Waze CEO Noam Bardin, who joined the company nearly 12 years ago and led it through its acquisition by Google to become a crowdsourced navigation app with millions of active users, is stepping down early next year.
Bardin had planned to announce his departure from Waze last spring, but changed his plans as the COVID-19 pandemic swept throughout the globe. The company is now launching a search for its next CEO. Bardin said he will stay on through January 2021 to help find the right person and aid with the transition.
“You know, after more than 11 years I think it’s time to do something else,” Bardin told TechCrunch in a phone interview Tuesday, adding he’s not thought about what that next pursuit might be. “And it’s also time to bring someone in who is better suited for the next stage of growth.”
Bardin didn’t found the company. That credit goes to Ehud Shabtai, Amir Shinar and Uri Levine who started Waze in Israel in 2008. But he’s been a part of and led the company through explosive growth and helped it become a community-based social network and navigation app that is used by millions of people globally.
When Bardin started at Waze, he said the company had maybe 14,000 users. Today, Waze has 140 million monthly active users who drive more than 24 million miles (40 billion kilometers) every month. He has overseen the launch of a number of programs and features, including the company’s Waze for Cities program, which share free, anonymized data with 1,600 cities globally as well as its ads offering and a carpool feature that helps connect riders and drivers. The carpool service is now available in four countries.
“I think one of the unique things about Waze’s mission is that everyone’s connected on this: nobody loves traffic,” Bardin said. “Many companies, when they disrupt an industry it means there is a loser and a winner. But that’s not the case with Waze.”
Perhaps his most critical role was steering Waze through Google’s acquisition of the company in 2013. Bardin noted that many expected Waze to fail under Google’s ownership within a year. It flourished instead because Google allowed Waze to remain independent and build its open community of users in spite of becoming an interwined product with Google Maps, he added.
“It’s a testament to Google that they gave us that flexibility and independence,” he said.
In a post on Waze’s community forum, Bardin emphasized that company has Google’s continued support and will continue to be an independent brand and service.
“Our 2021 plans and our vision remains the same.

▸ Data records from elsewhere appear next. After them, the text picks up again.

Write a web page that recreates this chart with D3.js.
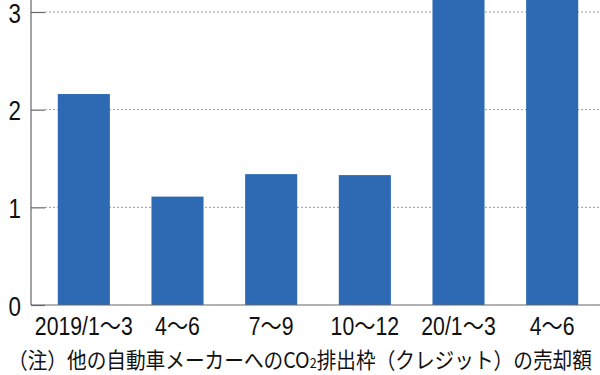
<!DOCTYPE html>
<html>
<head>
<meta charset="utf-8">
<script src="https://cdnjs.cloudflare.com/ajax/libs/d3/7.8.5/d3.min.js"></script>
<style>
  body { margin: 0; background: #fff; }
  svg { display: block; }
</style>
</head>
<body>
<div id="chart"></div>
<script>
// quarters and credit sales (億ドル)
const quarters = ["2019/1～3", "4～6", "7～9", "10～12", "20/1～3", "4～6"];
const sales = [2.16, 1.11, 1.34, 1.33, 3.54, 4.28];
const yTicks = [0, 1, 2, 3];
const note = ["（注）他の自動車メーカーへのCO", "2", "排出枠（クレジット）の売却額"];

const width = 600, height = 375;
const axisX = 31, baseY = 305;
const numFont = "'Liberation Sans', Arial, 'Noto Sans CJK JP', sans-serif";

const svg = d3.select("#chart").append("svg")
    .attr("width", width).attr("height", height);

const x = d3.scaleBand()
    .domain(d3.range(quarters.length))
    .range([37, 599])
    .paddingInner(0.444)
    .paddingOuter(0.222);

const y = d3.scaleLinear()
    .domain([0, 3])
    .range([baseY, 12]);

// gridlines (dotted)
svg.append("g")
  .selectAll("line")
  .data(yTicks.filter(d => d > 0))
  .enter().append("line")
    .attr("x1", axisX + 14).attr("x2", width)
    .attr("y1", d => y(d)).attr("y2", d => y(d))
    .attr("stroke", "#999")
    .attr("stroke-width", 1)
    .attr("stroke-dasharray", "2,2");

// bars
svg.append("g")
  .selectAll("rect")
  .data(sales)
  .enter().append("rect")
    .attr("x", (d, i) => x(i))
    .attr("y", d => y(d))
    .attr("width", x.bandwidth())
    .attr("height", d => baseY - y(d))
    .attr("fill", "#2d6ab3");

// y axis
const yAxis = svg.append("g")
    .attr("transform", `translate(${axisX},0)`)
    .call(d3.axisRight(y).tickValues(yTicks).tickSize(14).tickFormat(d3.format("d")));
yAxis.select(".domain").remove();
yAxis.selectAll(".tick line").attr("stroke", "#666").attr("stroke-width", 1.2);
yAxis.selectAll(".tick text")
    .attr("x", 0)
    .attr("dy", "0.36em")
    .attr("text-anchor", "end")
    .attr("transform", "translate(-10,0) scale(0.8,1)")
    .attr("font-family", numFont)
    .attr("font-size", 28)
    .attr("fill", "#111");

svg.append("line")
    .attr("x1", axisX).attr("x2", axisX)
    .attr("y1", 0).attr("y2", baseY)
    .attr("stroke", "#666").attr("stroke-width", 1.2);
svg.append("line")
    .attr("x1", axisX).attr("x2", width)
    .attr("y1", baseY).attr("y2", baseY)
    .attr("stroke", "#666").attr("stroke-width", 1.2);

// x labels
svg.append("g")
  .selectAll("text")
  .data(quarters)
  .enter().append("text")
    .attr("transform", (d, i) => `translate(${x(i) + x.bandwidth() / 2},335) scale(0.85,1)`)
    .attr("text-anchor", "middle")
    .attr("font-family", numFont)
    .attr("font-size", 25)
    .attr("fill", "#111")
    .text(d => d);

// note
const t = svg.append("text")
    .attr("font-family", "'Noto Sans CJK JP', sans-serif")
    .attr("font-size", 22)
    .attr("fill", "#111");
t.append("tspan").text(note[0]);
t.append("tspan").attr("font-size", 14).text(note[1]);
t.append("tspan").text(note[2]);
const noteW = t.node().getComputedTextLength();
t.attr("transform", `translate(8,368) scale(${584 / noteW},1)`);
</script>
</body>
</html>
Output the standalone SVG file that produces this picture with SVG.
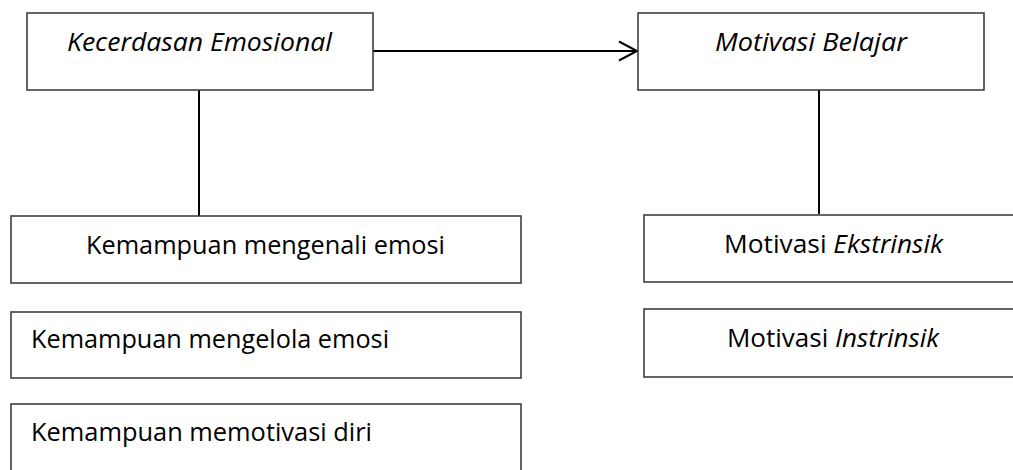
<svg xmlns="http://www.w3.org/2000/svg" width="1013" height="470" viewBox="0 0 1013 470">
<style>
.box{fill:#fff;stroke:#333;stroke-width:1.5}
.t{font-family:"Open Sans","Liberation Sans",sans-serif;font-size:26px;fill:#000}
.i{font-style:italic}
.con{stroke:#000;stroke-width:2;fill:none}
</style>
<rect width="1013" height="470" fill="#fff"/>
<g id="connectors">
<line class="con" x1="373" y1="51" x2="637" y2="51" stroke-width="2.5"/>
<polyline class="con" points="619,41.5 637,51 619,60.5" stroke-width="2.5"/>
<line class="con" x1="199" y1="90" x2="199" y2="216"/>
<line class="con" x1="819" y1="90" x2="819" y2="214"/>
</g>
<g id="kecerdasan">
<rect class="box" x="27" y="13" width="346" height="77"/>
<text class="t i" x="67" y="51" textLength="265" lengthAdjust="spacingAndGlyphs">Kecerdasan Emosional</text>
</g>
<g id="motivasi-belajar">
<rect class="box" x="638" y="13" width="346" height="77"/>
<text class="t i" x="715" y="51" textLength="192" lengthAdjust="spacingAndGlyphs">Motivasi Belajar</text>
</g>
<g id="mengenali">
<rect class="box" x="11" y="216" width="510" height="67"/>
<text class="t" x="86" y="254" textLength="359" lengthAdjust="spacingAndGlyphs">Kemampuan mengenali emosi</text>
</g>
<g id="mengelola">
<rect class="box" x="11" y="312" width="510" height="66"/>
<text class="t" x="31" y="348" textLength="358" lengthAdjust="spacingAndGlyphs">Kemampuan mengelola emosi</text>
</g>
<g id="memotivasi">
<rect class="box" x="11" y="404" width="510" height="80"/>
<text class="t" x="31" y="441" textLength="341" lengthAdjust="spacingAndGlyphs">Kemampuan memotivasi diri</text>
</g>
<g id="ekstrinsik">
<rect class="box" x="644" y="215" width="380" height="67"/>
<text class="t" x="724" y="253" textLength="219" lengthAdjust="spacingAndGlyphs">Motivasi <tspan class="i">Ekstrinsik</tspan></text>
</g>
<g id="instrinsik">
<rect class="box" x="644" y="309" width="380" height="68"/>
<text class="t" x="727" y="347" textLength="212" lengthAdjust="spacingAndGlyphs">Motivasi <tspan class="i">Instrinsik</tspan></text>
</g>
</svg>
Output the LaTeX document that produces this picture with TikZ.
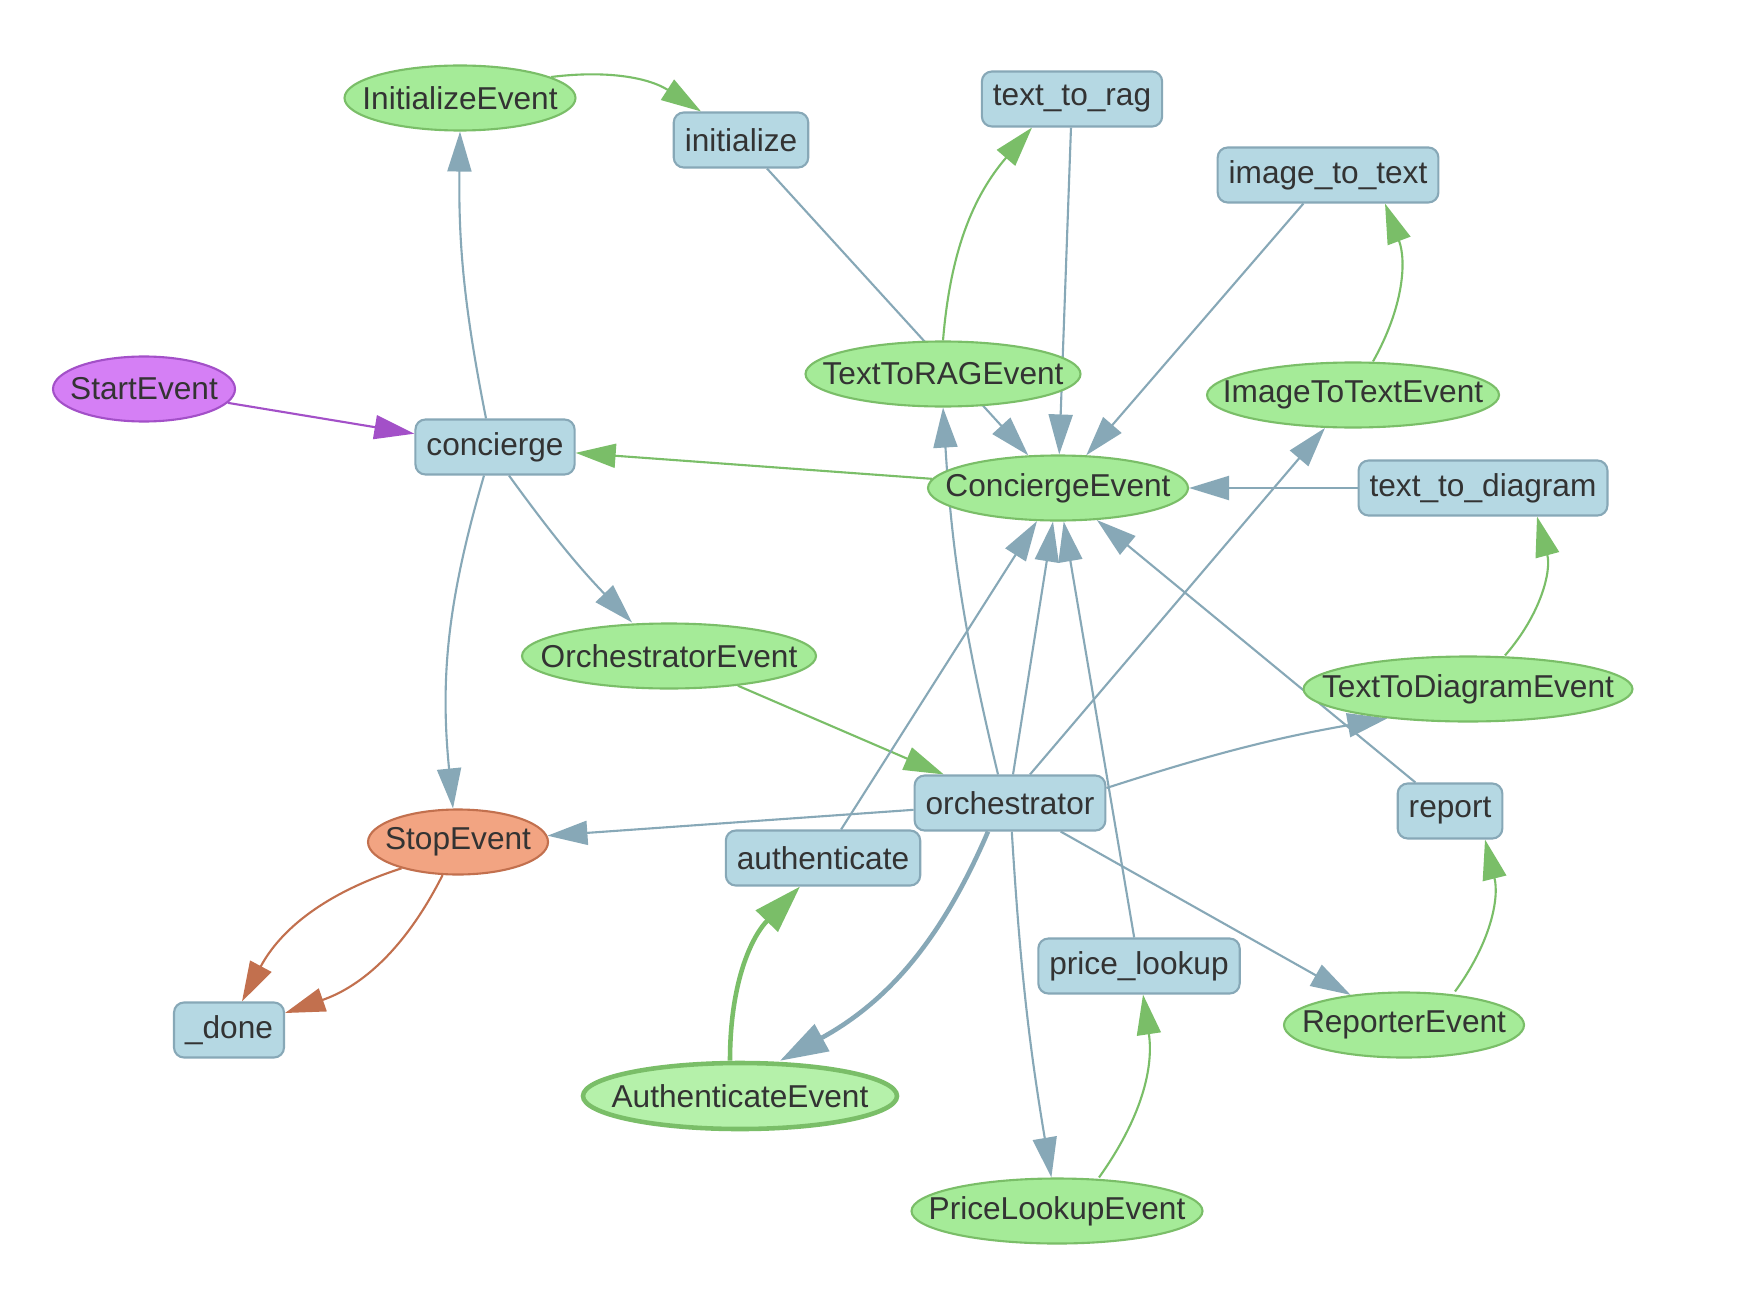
\documentclass[tikz,border=0pt]{standalone}
\usepackage{fontspec}
\setmainfont{Liberation Sans}
\usetikzlibrary{shapes.geometric, arrows.meta, backgrounds}

\definecolor{stepfill}{RGB}{181,216,227}
\definecolor{stepline}{RGB}{135,168,183}
\definecolor{evfill}{RGB}{165,235,152}
\definecolor{evline}{RGB}{122,190,104}
\definecolor{authfill}{RGB}{181,241,170}
\definecolor{startfill}{RGB}{213,127,245}
\definecolor{startline}{RGB}{163,80,200}
\definecolor{stopfill}{RGB}{242,164,130}
\definecolor{stopline}{RGB}{194,112,78}
\definecolor{labeltext}{RGB}{51,51,51}

\tikzset{
  stepbox/.style={rectangle, rounded corners=0.1cm, draw=stepline, fill=stepfill, line width=0.6pt, minimum height=0.55cm, inner xsep=0.11cm},
  evt/.style={ellipse, draw=evline, fill=evfill, line width=0.6pt, inner sep=0pt, minimum height=0.65cm, minimum width=#1,
    execute at begin node={\hbox to 0pt\bgroup\hss}, execute at end node={\hss\egroup}},
  flow/.style={draw=stepline, line width=0.6pt, -{Triangle[length=0.4cm,width=0.24cm]}},
  emit/.style={flow, draw=evline},
  heavy/.style={line width=1.3pt, -{Triangle[length=0.48cm,width=0.3cm]}},
}

\begin{document}
\begin{tikzpicture}[font=\fontsize{9}{11}\selectfont, text=labeltext]
\useasboundingbox (0,0) rectangle (17.42,-12.88);

% steps
\node[stepbox] (concierge) at (4.95,-4.47) {concierge};
\node[stepbox] (initialize) at (7.41,-1.40) {initialize};
\node[stepbox] (textRag) at (10.72,-0.99) {text\_to\_rag};
\node[stepbox] (imgText) at (13.28,-1.75) {image\_to\_text};
\node[stepbox] (textDiag) at (14.83,-4.88) {text\_to\_diagram};
\node[stepbox] (orchestrator) at (10.10,-8.03) {orchestrator};
\node[stepbox] (report) at (14.50,-8.11) {report};
\node[stepbox] (authenticate) at (8.23,-8.58) {authenticate};
\node[stepbox] (priceLookup) at (11.39,-9.66) {price\_lookup};
\node[stepbox] (done) at (2.29,-10.30) {\_done};

% events
\node[evt=1.82cm, draw=startline, fill=startfill] (startEv) at (1.44,-3.89) {StartEvent};
\node[evt=2.31cm] (initEv) at (4.60,-0.98) {InitializeEvent};
\node[evt=2.75cm] (ragEv) at (9.43,-3.74) {TextToRAGEvent};
\node[evt=2.92cm] (imgEv) at (13.53,-3.95) {ImageToTextEvent};
\node[evt=2.60cm] (conciergeEv) at (10.58,-4.88) {ConciergeEvent};
\node[evt=2.94cm] (orchEv) at (6.69,-6.56) {OrchestratorEvent};
\node[evt=3.29cm] (diagEv) at (14.68,-6.89) {TextToDiagramEvent};
\node[evt=1.80cm, draw=stopline, fill=stopfill] (stopEv) at (4.58,-8.42) {StopEvent};
\node[evt=2.40cm] (reporterEv) at (14.04,-10.25) {ReporterEvent};
\node[evt=3.14cm, fill=authfill, line width=1.3pt, minimum height=0.66cm] (authEv) at (7.40,-10.96) {AuthenticateEvent};
\node[evt=2.91cm] (priceEv) at (10.57,-12.11) {PriceLookupEvent};

% connectors, behind the nodes
\begin{pgfonlayer}{background}
\fill[white] (0,0) rectangle (17.42,-12.88);
\draw[flow, draw=startline] (startEv) -- (concierge);
\draw[flow] ([xshift=-0.9mm]concierge.north) to[bend left=6] (initEv.south);
\draw[emit] (initEv.13) to[bend left=20] ([xshift=-4mm]initialize.north);
\draw[flow] (initialize) -- (conciergeEv);
\draw[emit] (ragEv.north) to[bend left=18] ([xshift=-4mm]textRag.south);
\draw[flow] (textRag) -- (conciergeEv);
\draw[flow] (imgText) -- (conciergeEv);
\draw[emit] ([xshift=2mm]imgEv.north) to[bend right=25] ([xshift=5.7mm]imgText.south);
\draw[emit] (conciergeEv) -- (concierge);
\draw[flow] (textDiag) -- (conciergeEv);
\draw[emit] ([xshift=3.7mm]diagEv.north) to[bend right=28] ([xshift=5.4mm]textDiag.south);
\draw[flow] ([xshift=1.4mm]concierge.south) to[bend right=4] ([xshift=-3.7mm]orchEv.north);
\draw[flow] ([xshift=-1.1mm]concierge.south) to[bend right=11] ([xshift=-0.5mm]stopEv.north);
\draw[emit] (orchEv) -- (orchestrator);
\draw[flow] (orchestrator) -- (stopEv);
\draw[flow] ([xshift=-1.2mm]orchestrator.north) to[bend left=5] (ragEv.south);
\draw[flow] ([xshift=0.3mm]orchestrator.north) -- ([xshift=-0.5mm]conciergeEv.south);
\draw[flow] ([xshift=2mm]orchestrator.north) -- (imgEv);
\draw[flow] ([yshift=1.5mm]orchestrator.east) to[bend left=4] (diagEv.200);
\draw[flow, heavy] ([xshift=-2.2mm]orchestrator.south) to[bend left=19] ([xshift=4mm]authEv.north);
\draw[flow] (orchestrator) to[bend right=3] (priceEv);
\draw[flow] (orchestrator) -- (reporterEv);
\draw[flow] (authenticate) -- (conciergeEv);
\draw[flow] (priceLookup) -- (conciergeEv);
\draw[flow] (report) -- (conciergeEv);
\draw[emit] ([xshift=5.1mm]reporterEv.north) to[bend right=25] ([xshift=3.5mm]report.south);
\draw[emit] ([xshift=4.2mm]priceEv.north) to[bend right=22] ([xshift=0.4mm]priceLookup.south);
\draw[emit, heavy] ([xshift=-1mm]authEv.north) to[bend left=22] ([xshift=-2.3mm]authenticate.south);
\draw[flow, draw=stopline] (stopEv.205) to[bend right=22] ([xshift=1.3mm]done.north);
\draw[flow, draw=stopline] (stopEv.245) to[bend left=22] ([yshift=1.7mm]done.east);
\end{pgfonlayer}
\end{tikzpicture}
\end{document}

We are also investing significantly in our infrastructure and tools so that, with your continued support, we can continue to expand our service and “Outsmart traffic, Together”. And most importantly, you remain the very core and foundation of Waze–you make Waze what it is, and there are no plans to change that,” he wrote.
The next phase will be to continue that independence while growing it to 1 billion active users, Bardin said.
“We need someone with experience in managing a high-growth technology company in the consumer space, but it needs to be someone with experience in doing innovative approaches within a large company, which is a skill set that doesn’t really exist that much.”